Hyper Light Drifter: Heart And Brains

Heart Machine has managed to skirt a very fine line between familiar and derivative. While Hyper Light Drifter engulfs you in the former, it manages never to feel like the later. For a game that wears its retro influences on its sleeve, that’s an incredibly challenging thing to pull off.

The early access build of Hyper Light Drifter shows incredible promise for the full release on next-gen platforms, Steam and Vita. The combat is crisp and meaty, especially pleasing from a top-down 2D title, the room design varied, animation rich with detail and the challenge biting. The development team set out to make a game that merged Link To The Past with elements of Diablo and a roguelike and that’s been beautifully achieved. However, it’s some of the other touchstones we noticed that really give this game so much additional character of its own.

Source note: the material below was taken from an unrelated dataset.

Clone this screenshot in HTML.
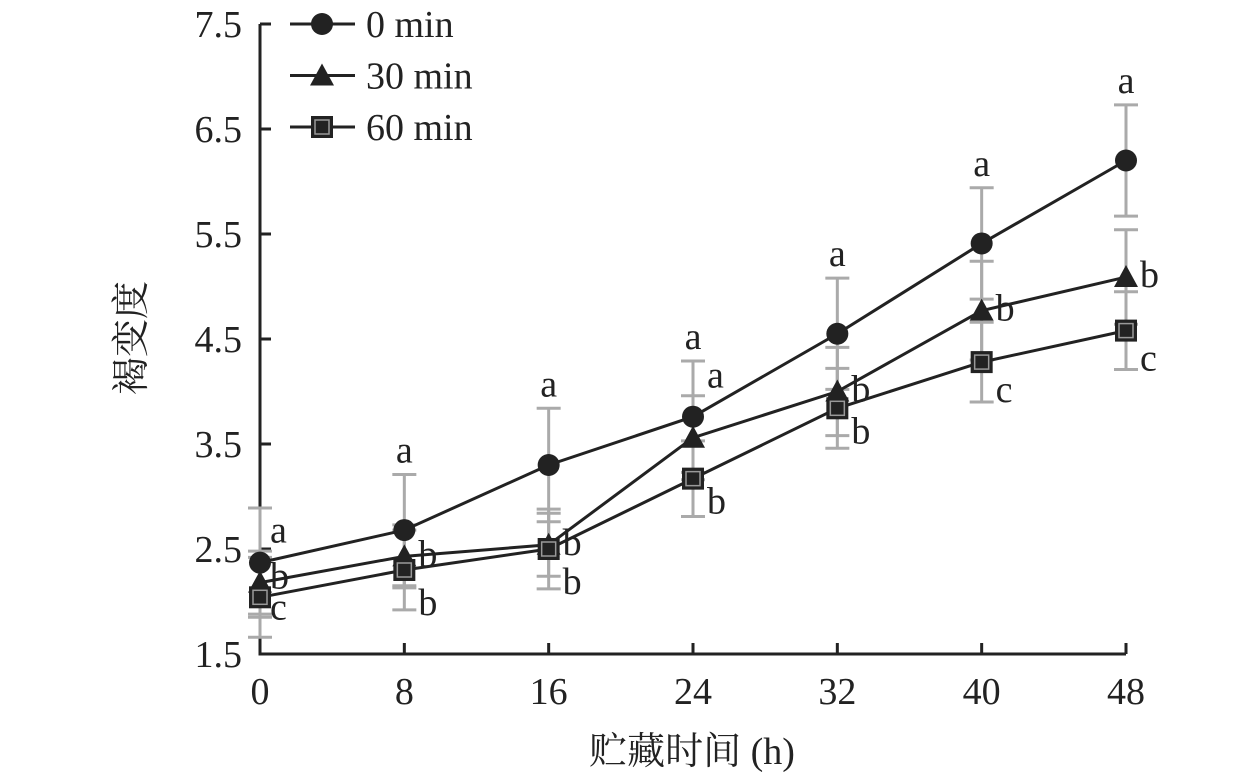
<!DOCTYPE html>
<html><head><meta charset="utf-8"><style>
body{margin:0;background:#fff}
svg{display:block;font-family:"Liberation Serif","Noto Serif CJK SC",serif}
</style></head><body>
<svg width="1260" height="783" viewBox="0 0 1260 783">
<g id="axes"></g><g id="plot"></g><g id="legend"></g>
</svg>
<script>
const xCats=[0,8,16,24,32,40,48];
const yTicks=[1.5,2.5,3.5,4.5,5.5,6.5,7.5];
const yTickLabels=["1.5","2.5","3.5","4.5","5.5","6.5","7.5"];
const seriesNames=["0 min","30 min","60 min"];
const s0=[2.37,2.68,3.30,3.76,4.55,5.41,6.20];
const s30=[2.18,2.43,2.54,3.56,4.00,4.77,5.09];
const s60=[2.04,2.30,2.50,3.17,3.84,4.28,4.58];
const e0=[0.52,0.53,0.54,0.53,0.53,0.53,0.53];
const e30=[0.30,0.30,0.30,0.40,0.42,0.47,0.45];
const e60=[0.38,0.38,0.38,0.36,0.38,0.38,0.37];
const l0=["a","a","a","a","a","a","a"];
const l30=["b","b","b","a","b","b","b"];
const l60=["c","b","b","b","b","c","c"];

const NS="http://www.w3.org/2000/svg";
const X0=260,X1=1126,Y0=654,Y1=24;
const FS=38;
const xS=v=>X0+(v-0)/(48-0)*(X1-X0);
const yS=v=>Y0-(v-1.5)/(7.5-1.5)*(Y0-Y1);
function mk(tag,attrs,parent){const e=document.createElementNS(NS,tag);for(const k in attrs)e.setAttribute(k,attrs[k]);parent.appendChild(e);return e;}
const axes=document.getElementById('axes'),plot=document.getElementById('plot'),leg=document.getElementById('legend');

let a=mk('path',{d:`M${X0},${Y1}V${Y0}H${X1}`,fill:'none',stroke:'#222','stroke-width':3},axes);


yTicks.forEach((v,i)=>{
 let t=mk('line',{x1:X0,x2:X0+11,y1:yS(v),y2:yS(v),stroke:'#222','stroke-width':3},axes);
 
 
 let tx=mk('text',{x:X0-18,y:yS(v)+13,'text-anchor':'end','font-size':FS,fill:'#222'},axes);
 tx.textContent=yTickLabels[i];
 
 
});
xCats.forEach(v=>{
 let t=mk('line',{x1:xS(v),x2:xS(v),y1:Y0,y2:Y0-11,stroke:'#222','stroke-width':3},axes);
 
 
 let tx=mk('text',{x:xS(v),y:704,'text-anchor':'middle','font-size':FS,fill:'#222'},axes);
 tx.textContent=String(v);
 
 
});
let xt=mk('text',{x:692,y:764,'text-anchor':'middle','font-size':FS,fill:'#222'},axes);
xt.textContent="贮藏时间 (h)";


let yt=mk('text',{x:0,y:0,'text-anchor':'middle','font-size':FS,fill:'#222',transform:'translate(144,338) rotate(-90)'},axes);
yt.textContent="褐变度";



function marker(type,x,y,parent){
 let m;
 if(type===0)m=mk('circle',{cx:x,cy:y,r:11,fill:'#222'},parent);
 else if(type===1)m=mk('path',{d:`M${x},${y-12}L${x+12},${y+10}L${x-12},${y+10}Z`,fill:'#222'},parent);
 else{m=mk('g',{},parent);mk('rect',{x:x-11,y:y-11,width:22,height:22,fill:'#222'},m);mk('rect',{x:x-7,y:y-7,width:14,height:14,fill:'none',stroke:'#999','stroke-width':1.5},m);}
 return m;
}
const all=[[s0,e0,l0],[s30,e30,l30],[s60,e60,l60]];
all.forEach(([s,e],k)=>{
 s.forEach((v,i)=>{
  const x=xS(xCats[i]);
  let g=mk('path',{d:`M${x},${yS(v+e[i])}V${yS(v-e[i])}M${x-12},${yS(v+e[i])}h24M${x-12},${yS(v-e[i])}h24`,stroke:'#aaa','stroke-width':3,fill:'none'},plot);
  
  
 });
});
all.forEach(([s,e,l],k)=>{
 let p=mk('polyline',{points:s.map((v,i)=>xS(xCats[i])+','+yS(v)).join(' '),fill:'none',stroke:'#222','stroke-width':3},plot);
 
 
 s.forEach((v,i)=>{
  const x=xS(xCats[i]),y=yS(v);
  let m=marker(k,x,y,plot);
  
  
  let lx,ly;
  if(k===0){ if(i===0){lx=x+10;ly=y-20;} else {lx=x;ly=yS(v+e[i])-12;} }
  else if(k===1){lx=x+(i===0?10:14);ly=y+(i===3?-50:(i===0?6:10));}
  else {lx=x+(i===0?10:14);ly=y+(i===1||i===2?45:(i===0?22:(i>=5?40:35)));}
  let t=mk('text',{x:lx,y:ly,'text-anchor':(k===0&&i>0)?'middle':'start','font-size':FS,fill:'#222'},plot);
  t.textContent=l[i];
  
  
 });
});
seriesNames.forEach((n,k)=>{
 const y=24+k*51.5;
 let g=mk('g',{},leg);
 
 
 mk('line',{x1:290,x2:355,y1:y,y2:y,stroke:'#222','stroke-width':3},g);
 marker(k,322,y,g);
 let t=mk('text',{x:366,y:y+13,'font-size':FS,fill:'#222'},g);
 t.textContent=n;
});
</script>
</body></html>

The light, foreboding music that plays under much of the game was instantly reminiscent of Zebes in Super Metroid. But where Samus has the reassurance of her blaster to protect her against whatever threat hides behind the next  door, the Drifter has no such protection. You walk into this dark, hostile place with nothing but a sword and the ability to dash around a little.

Soon you get a blaster with very limited ammo, then a slightly more potent gun, still with little ammo and perhaps you’ll even find the remote control grenade. But virtually nothing is sure-fire in the world. Bar a couple of smaller, annoying creatures that can be dispatched in a single swipe, most enemies need some kind of tactical approach to kill and when they’re mixed up and in numbers, the challenge escalates immensely. Throw in narrow pathways, and unprotected edges that you (or your enemies) can fall down with one misstep and it’s a brutally challenging world to try and navigate, let alone survive at times.

Which brings us nicely to the overall sense of punishment Hyper Light Drifter embraces and teaches you to appreciate as you play. You can take maybe five heavy hits before dying and respawning. There are no manual checkpoints here though that we could find, so you go back to the beginning of the room/area. That can mean travelling back through a couple of segments to get to where you died, but typically we found it just close enough not to be too annoying, but far enough to let us know we really need to play a little more cautiously or cleverly next time.
“Though we're working incredibly hard, we still have much to do. More levels, more enemies, more weapons, so many things!”
With a limited array of moves and more complex and challenging enemies around each corner, you really have to think on your feet playing this game, managing the limited resources placed around an area, conserving ammo for the big threats and generally being inquisitive enough to find the hidden assistance that could be there for the finding.

And it is a wonderful looking world to explore. In parts packed with ancient glyphs and signs of civilisation and then suddenly becoming very mechanical and robotic, it’s intriguing, not to mention the gorgeous palette of colours Heart Machine draws from at every turn. Subtle gradients appear to cover every surface giving what might otherwise be bare rooms greater texture.

This early build of the game was full of promise and felt very close to being finished in most areas. The only weak spot we really noticed was with the camera, which sometimes felt a little jolty as it attempts to keep the Drifter towards the centre of the screen. It’s a small judder that can bring you out of the experience, but hopefully something that can be solved before the final release.

Hyper Light Drifter was already a great concept with an instantly captivating art style, but now it’s great to see that it’s delivering on the side of hardcore, retro-steeped gameplay too. This could well sit up there with (or even surpass) the beautiful and engaging Transistor as we go into 2015.